É sua primeira vez no Brasil. Gostou do público brasileiro?
Sim, gostei muito, muito. Acho que as pessoas aqui ouvem intensamente. O público foi muito participativo emocionalmente – não sei se só eu percebi (risos). Apesar da barreira do idioma, houve uma ligação muito importante com as pessoas. Estávamos muito felizes, rindo, porque nos sentimos à vontade entre as pessoas, que estavam compenetradas no espetáculo. Houve um senhor que se emocionou muito com uma das canções, sobre minha avó. Apesar do idioma, o maravilhoso da arte é que não precisamos falar o mesmo idioma para sentir as mesmas coisas. Guardo na alma uma recordação maravilhosa dessa apresentação aqui em Petrópolis.

Já esteve em muitos países?
Visitei Grécia, Espanha, agora vou a Itália e Venezuela, estive na Argentina muitas vezes. Já estive em vários países, mas o Brasil, que está tão perto, é a primeira vez. Também já fui ao Chile, e vamos voltar agora. Vou fazer uma turnê pela Europa, fazendo doze shows.
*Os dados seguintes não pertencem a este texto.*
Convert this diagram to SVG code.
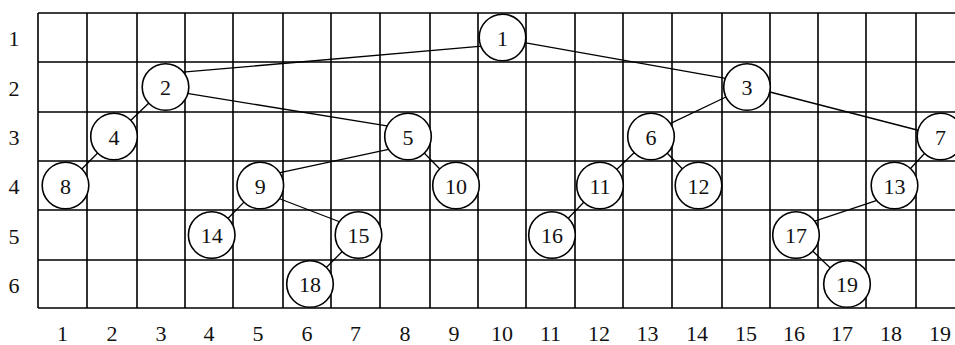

Como o tango uruguaio é recebido em outros países?
Muito bem, pois há circuitos para o tango e festivais em todo o mundo – na Finlândia, na Itália, na Espanha, na França – então já sabem que se apresentarão argentinos ou uruguaios. Somos muito bem recebidos. De alguma forma, sempre notam que há alguma diferença, porque o tango argentino é muito mais alto, com uma orquestra maior e cantores que cantam com mais volume. Acredito que tenha a ver com a personalidade de cada um. Os uruguaios dizem que somos mais tranquilos, mais tristes, mais nostálgicos, e isso se nota na hora de cantar. Sempre notam uma diferença entre argentinos e uruguaios.

Mas é bom que haja diferenças, não?
Sim, claro, é muito enriquecedor.

Como foi receber o título de “Mulher do Ano” no Uruguai?
Foi muito importante, porque foi o primeiro prêmio a ser entregue, e quem votou foi o público. Para mim, o fato de vir do público foi o mais importante, pois podiam votar em todas as mulheres que fazem música no Uruguai. Para mim foi uma honra enorme, que tenham dado o prêmio a mim. Sou muito grata ao público, e a forma que tenho de retribuí-los é continuar cantando.